Gee, do you think Coyle has been talking to his former boss and close friend here and at Holy Cross and Maryland, Jaguars linebackers coach Mark Duffner? It just so happens Jacksonville has the pick before the Bengals at No. 17.

Coyle had actually scheduled one final workout as late as Wednesday, but he canceled at the last minute.

"It's not that we're backing off the kid," Coyle said. "But we had already seen him once and I'm confident that we've got him where we should have him."

The final hours are extremely democratic. Coyle spoke to guys ranging from the usual suspects (Hall? Nelson?) to DBs the coaches and scouts think may not get drafted but would like to sign as free agents.

"With the top guys, you know they're going to go so I'm just checking to see if I have the right phone numbers on where they're going to be Draft Day," Coyle said. "We may not have a chance at them but we may, because you don't know what opportunity (translation: trades) may come up until it happens. With the other guys, it's more like recruiting."

On Thursday night Coyle planned to call about half a dozen potential college free agents with his sell that is going to get harder through the weekend and will culminate in a barrage in the moments following the draft late Sunday afternoon.

And he's got a great Buddy's Carpet pitch.
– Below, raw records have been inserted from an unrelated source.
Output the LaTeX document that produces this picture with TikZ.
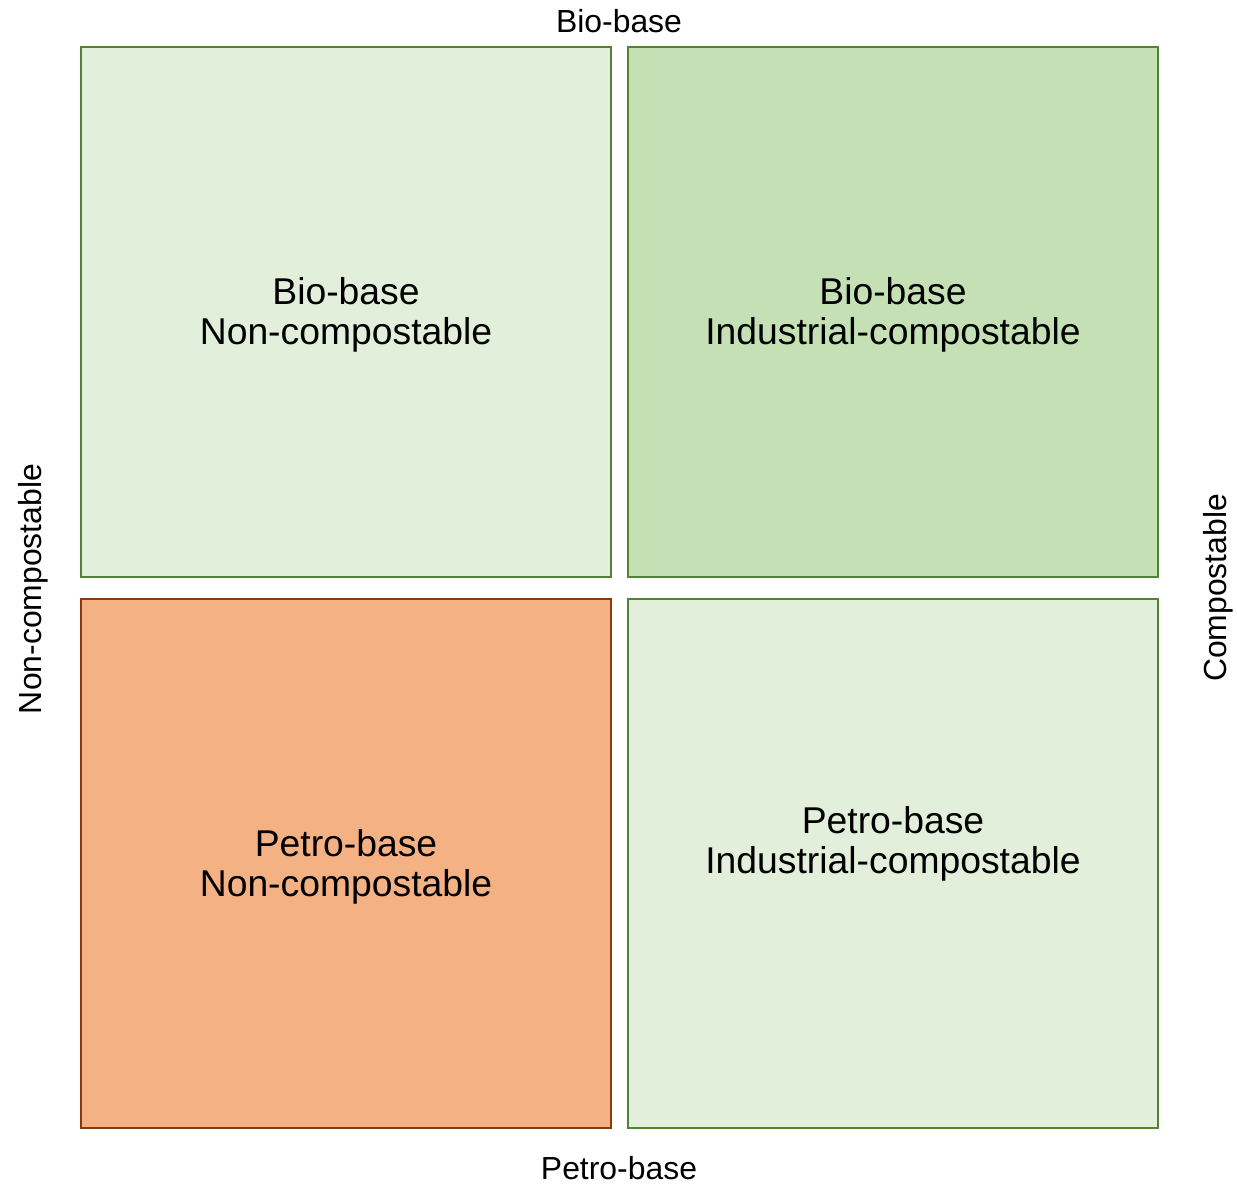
\documentclass[tikz,border=0pt]{standalone}
\usepackage{fontspec}
\setmainfont{Liberation Sans}
\definecolor{lightgreen}{HTML}{E2EFDA}
\definecolor{midgreen}{HTML}{C5E0B4}
\definecolor{greenline}{HTML}{548235}
\definecolor{peach}{HTML}{F4B183}
\definecolor{brownline}{HTML}{843C0C}
\begin{document}
\begin{tikzpicture}[x=1pt,y=-1pt,
  quad/.style={line width=2.5pt},
  greenquad/.style={quad,draw=greenline,fill=lightgreen},
  darkquad/.style={quad,draw=greenline,fill=midgreen},
  orangequad/.style={quad,draw=brownline,fill=peach},
  inner/.style={font=\fontsize{37.3}{40}\selectfont,anchor=base,inner sep=0pt},
  axis/.style={font=\fontsize{31.9}{36}\selectfont,anchor=base,inner sep=0pt}]
\useasboundingbox (0,0) rectangle (1237,1184);
\fill[white] (0,0) rectangle (1237,1184);
% four quadrants
\draw[greenquad]  (81,47)  rectangle (611,577);
\draw[darkquad]   (628,47) rectangle (1158,577);
\draw[orangequad] (81,599) rectangle (611,1128);
\draw[greenquad]  (628,599) rectangle (1158,1128);
% quadrant labels
\node[inner] (tl1) at (346,304) {Bio-base};
\node[inner] (tl2) at (346,344) {Non-compostable};
\node[inner] (tr1) at (893,304) {Bio-base};
\node[inner] (tr2) at (893,344) {Industrial-compostable};
\node[inner] (bl1) at (346,856) {Petro-base};
\node[inner] (bl2) at (346,896) {Non-compostable};
\node[inner] (br1) at (893,833) {Petro-base};
\node[inner] (br2) at (893,873) {Industrial-compostable};
% axis labels
\node[axis] (top) at (619,32) {Bio-base};
\node[axis] (bottom) at (619,1179) {Petro-base};
\node[axis,rotate=90] (left) at (41,589) {Non-compostable};
\node[axis,rotate=90] (right) at (1226,588) {Compostable};
\end{tikzpicture}
\end{document}
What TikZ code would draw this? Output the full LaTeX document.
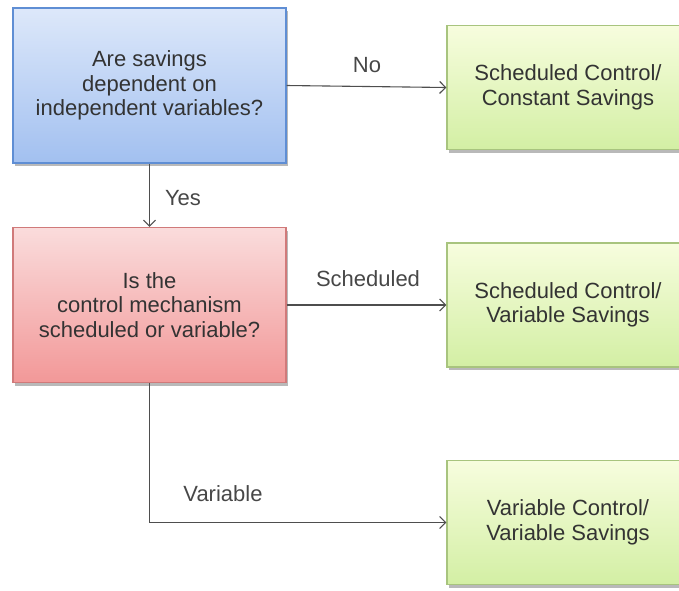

"I tell them to look at the guys that we've had come through here," Coyle said. "Terrell Roberts, Reggie Myles. Guys now like Herana-Daze Jones and John Busing. You're not just coming in here to be a body. You've got a legitimate chance to make this team and contribute."

Coyle can't help but wonder if it will break as well for the defense at the top of the draft as it did last year after Joseph ended up being one of the team's best first-round picks ever.

The Bengals were pretty sure they were going to get a cornerback they liked, whether it was Joseph, Tye Hill, Antonio Cromartie or Kelly Jennings. In his Joseph presentation, Coyle expressed concern about occasional lapses of discipline in coverage and aggressiveness against the run but his enormous ability to close on defenders and just flat out cover carried the day.

"I actually said when I talked about Johnathan that I thought he was the best one, the guy that had the potential to be the best one, the guy I really liked," Coyle said. "He had only really played a year in Division I and there were people in the league and here who wondered if he was ready. But just kept watching his feet, his hips, the way he turned and ran, he had the qualities you're looking for in a guy who can be an outstanding NFL corner."

And Coyle admits he says that with a lot more conviction than he did when he first sat in the room in 2001 and in the post-draft hours didn't push for guys he loved at Fresno like Vernon Fox and Cameron Worrell in free agency.

The steel-belted play of a guy like Joseph will do that for you.

"I didn't want to stand on the table for those guys because then I really wasn't sure what you needed to play defensive back in the NFL," Coyle said. "But you begin to get a picture in your mind about your kind of guy for your team. It's not only playing hard, but how a guy flips his hips, runs, moves his feet, breaks on the ball. You get to a point where you don't care what other people think (and you've got confidence in your evaluation)."

Coyle looked at his clock.

He had already been on it for months.